→ **Data provided**:
-- Start --

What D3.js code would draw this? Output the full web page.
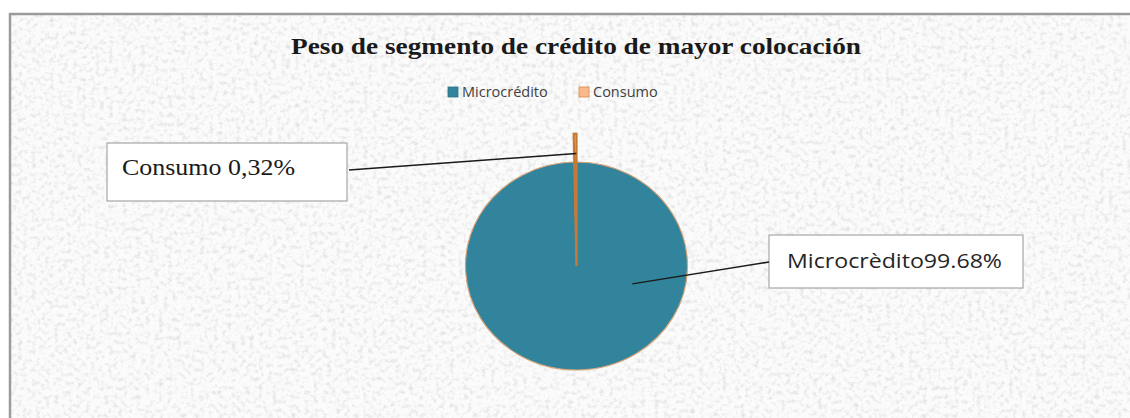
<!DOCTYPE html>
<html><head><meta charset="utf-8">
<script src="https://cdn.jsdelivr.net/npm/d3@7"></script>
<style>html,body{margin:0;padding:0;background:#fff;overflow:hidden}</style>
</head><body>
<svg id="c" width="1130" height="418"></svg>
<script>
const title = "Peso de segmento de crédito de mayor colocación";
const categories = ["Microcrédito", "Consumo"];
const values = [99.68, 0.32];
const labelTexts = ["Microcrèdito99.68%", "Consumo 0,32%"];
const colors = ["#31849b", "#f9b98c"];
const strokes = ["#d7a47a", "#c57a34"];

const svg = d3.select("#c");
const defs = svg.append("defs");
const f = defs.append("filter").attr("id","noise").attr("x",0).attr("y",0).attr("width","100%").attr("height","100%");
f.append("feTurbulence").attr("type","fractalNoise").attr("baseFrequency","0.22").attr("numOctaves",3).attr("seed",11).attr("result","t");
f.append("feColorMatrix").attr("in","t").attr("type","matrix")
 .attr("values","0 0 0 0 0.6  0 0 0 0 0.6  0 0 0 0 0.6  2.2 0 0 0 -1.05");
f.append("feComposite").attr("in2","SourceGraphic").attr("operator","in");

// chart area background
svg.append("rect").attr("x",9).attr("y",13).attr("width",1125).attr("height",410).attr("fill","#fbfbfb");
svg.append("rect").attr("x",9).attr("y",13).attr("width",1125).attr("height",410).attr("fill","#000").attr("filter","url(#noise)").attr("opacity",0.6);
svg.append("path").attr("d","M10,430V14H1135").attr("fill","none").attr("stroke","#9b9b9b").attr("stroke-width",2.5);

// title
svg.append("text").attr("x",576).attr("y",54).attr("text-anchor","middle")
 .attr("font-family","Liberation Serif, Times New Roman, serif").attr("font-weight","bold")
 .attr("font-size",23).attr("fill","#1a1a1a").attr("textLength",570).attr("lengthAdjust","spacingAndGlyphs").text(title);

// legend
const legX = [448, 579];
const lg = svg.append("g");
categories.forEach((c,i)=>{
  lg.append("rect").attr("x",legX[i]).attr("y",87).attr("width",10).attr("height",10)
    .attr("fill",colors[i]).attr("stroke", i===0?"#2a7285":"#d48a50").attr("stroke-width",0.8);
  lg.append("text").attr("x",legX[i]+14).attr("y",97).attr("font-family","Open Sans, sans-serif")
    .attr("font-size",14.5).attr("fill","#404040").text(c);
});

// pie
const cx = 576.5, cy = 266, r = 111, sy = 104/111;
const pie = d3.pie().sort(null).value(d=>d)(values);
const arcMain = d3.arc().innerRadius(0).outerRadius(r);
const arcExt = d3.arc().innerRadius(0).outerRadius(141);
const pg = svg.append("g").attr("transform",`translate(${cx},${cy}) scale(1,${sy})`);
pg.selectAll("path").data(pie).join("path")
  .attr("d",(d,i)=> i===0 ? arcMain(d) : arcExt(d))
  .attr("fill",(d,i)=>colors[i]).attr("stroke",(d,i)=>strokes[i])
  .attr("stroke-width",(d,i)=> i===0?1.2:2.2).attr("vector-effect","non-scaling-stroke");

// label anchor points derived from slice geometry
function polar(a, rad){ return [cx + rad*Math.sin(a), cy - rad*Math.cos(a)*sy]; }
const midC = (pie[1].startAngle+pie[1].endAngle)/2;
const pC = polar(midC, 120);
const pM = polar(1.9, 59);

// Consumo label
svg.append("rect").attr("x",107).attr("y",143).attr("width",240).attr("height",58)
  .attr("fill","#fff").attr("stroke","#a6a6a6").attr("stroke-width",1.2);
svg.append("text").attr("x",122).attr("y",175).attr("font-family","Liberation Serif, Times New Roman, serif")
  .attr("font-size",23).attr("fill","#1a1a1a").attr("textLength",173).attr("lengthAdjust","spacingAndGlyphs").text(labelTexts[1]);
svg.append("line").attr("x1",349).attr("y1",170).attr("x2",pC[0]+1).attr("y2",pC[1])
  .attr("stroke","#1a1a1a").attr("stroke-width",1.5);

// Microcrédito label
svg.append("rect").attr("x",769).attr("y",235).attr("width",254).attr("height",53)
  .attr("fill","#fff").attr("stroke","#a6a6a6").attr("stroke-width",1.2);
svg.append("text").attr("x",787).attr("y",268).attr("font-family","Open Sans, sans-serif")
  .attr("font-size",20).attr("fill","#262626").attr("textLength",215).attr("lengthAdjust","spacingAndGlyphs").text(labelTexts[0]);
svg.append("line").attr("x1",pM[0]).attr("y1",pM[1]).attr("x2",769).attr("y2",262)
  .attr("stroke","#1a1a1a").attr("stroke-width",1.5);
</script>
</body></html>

-- End --

→ **Work to do**: Make an exact reproduction of the listing above, without any pictures.

→ **Exercise output**:
What D3.js code would draw this? Output the full web page.
<!DOCTYPE html>
<html><head><meta charset="utf-8">
<script src="https://cdn.jsdelivr.net/npm/d3@7"></script>
<style>html,body{margin:0;padding:0;background:#fff;overflow:hidden}</style>
</head><body>
<svg id="c" width="1130" height="418"></svg>
<script>
const title = "Peso de segmento de crédito de mayor colocación";
const categories = ["Microcrédito", "Consumo"];
const values = [99.68, 0.32];
const labelTexts = ["Microcrèdito99.68%", "Consumo 0,32%"];
const colors = ["#31849b", "#f9b98c"];
const strokes = ["#d7a47a", "#c57a34"];

const svg = d3.select("#c");
const defs = svg.append("defs");
const f = defs.append("filter").attr("id","noise").attr("x",0).attr("y",0).attr("width","100%").attr("height","100%");
f.append("feTurbulence").attr("type","fractalNoise").attr("baseFrequency","0.22").attr("numOctaves",3).attr("seed",11).attr("result","t");
f.append("feColorMatrix").attr("in","t").attr("type","matrix")
 .attr("values","0 0 0 0 0.6  0 0 0 0 0.6  0 0 0 0 0.6  2.2 0 0 0 -1.05");
f.append("feComposite").attr("in2","SourceGraphic").attr("operator","in");

// chart area background
svg.append("rect").attr("x",9).attr("y",13).attr("width",1125).attr("height",410).attr("fill","#fbfbfb");
svg.append("rect").attr("x",9).attr("y",13).attr("width",1125).attr("height",410).attr("fill","#000").attr("filter","url(#noise)").attr("opacity",0.6);
svg.append("path").attr("d","M10,430V14H1135").attr("fill","none").attr("stroke","#9b9b9b").attr("stroke-width",2.5);

// title
svg.append("text").attr("x",576).attr("y",54).attr("text-anchor","middle")
 .attr("font-family","Liberation Serif, Times New Roman, serif").attr("font-weight","bold")
 .attr("font-size",23).attr("fill","#1a1a1a").attr("textLength",570).attr("lengthAdjust","spacingAndGlyphs").text(title);

// legend
const legX = [448, 579];
const lg = svg.append("g");
categories.forEach((c,i)=>{
  lg.append("rect").attr("x",legX[i]).attr("y",87).attr("width",10).attr("height",10)
    .attr("fill",colors[i]).attr("stroke", i===0?"#2a7285":"#d48a50").attr("stroke-width",0.8);
  lg.append("text").attr("x",legX[i]+14).attr("y",97).attr("font-family","Open Sans, sans-serif")
    .attr("font-size",14.5).attr("fill","#404040").text(c);
});

// pie
const cx = 576.5, cy = 266, r = 111, sy = 104/111;
const pie = d3.pie().sort(null).value(d=>d)(values);
const arcMain = d3.arc().innerRadius(0).outerRadius(r);
const arcExt = d3.arc().innerRadius(0).outerRadius(141);
const pg = svg.append("g").attr("transform",`translate(${cx},${cy}) scale(1,${sy})`);
pg.selectAll("path").data(pie).join("path")
  .attr("d",(d,i)=> i===0 ? arcMain(d) : arcExt(d))
  .attr("fill",(d,i)=>colors[i]).attr("stroke",(d,i)=>strokes[i])
  .attr("stroke-width",(d,i)=> i===0?1.2:2.2).attr("vector-effect","non-scaling-stroke");

// label anchor points derived from slice geometry
function polar(a, rad){ return [cx + rad*Math.sin(a), cy - rad*Math.cos(a)*sy]; }
const midC = (pie[1].startAngle+pie[1].endAngle)/2;
const pC = polar(midC, 120);
const pM = polar(1.9, 59);

// Consumo label
svg.append("rect").attr("x",107).attr("y",143).attr("width",240).attr("height",58)
  .attr("fill","#fff").attr("stroke","#a6a6a6").attr("stroke-width",1.2);
svg.append("text").attr("x",122).attr("y",175).attr("font-family","Liberation Serif, Times New Roman, serif")
  .attr("font-size",23).attr("fill","#1a1a1a").attr("textLength",173).attr("lengthAdjust","spacingAndGlyphs").text(labelTexts[1]);
svg.append("line").attr("x1",349).attr("y1",170).attr("x2",pC[0]+1).attr("y2",pC[1])
  .attr("stroke","#1a1a1a").attr("stroke-width",1.5);

// Microcrédito label
svg.append("rect").attr("x",769).attr("y",235).attr("width",254).attr("height",53)
  .attr("fill","#fff").attr("stroke","#a6a6a6").attr("stroke-width",1.2);
svg.append("text").attr("x",787).attr("y",268).attr("font-family","Open Sans, sans-serif")
  .attr("font-size",20).attr("fill","#262626").attr("textLength",215).attr("lengthAdjust","spacingAndGlyphs").text(labelTexts[0]);
svg.append("line").attr("x1",pM[0]).attr("y1",pM[1]).attr("x2",769).attr("y2",262)
  .attr("stroke","#1a1a1a").attr("stroke-width",1.5);
</script>
</body></html>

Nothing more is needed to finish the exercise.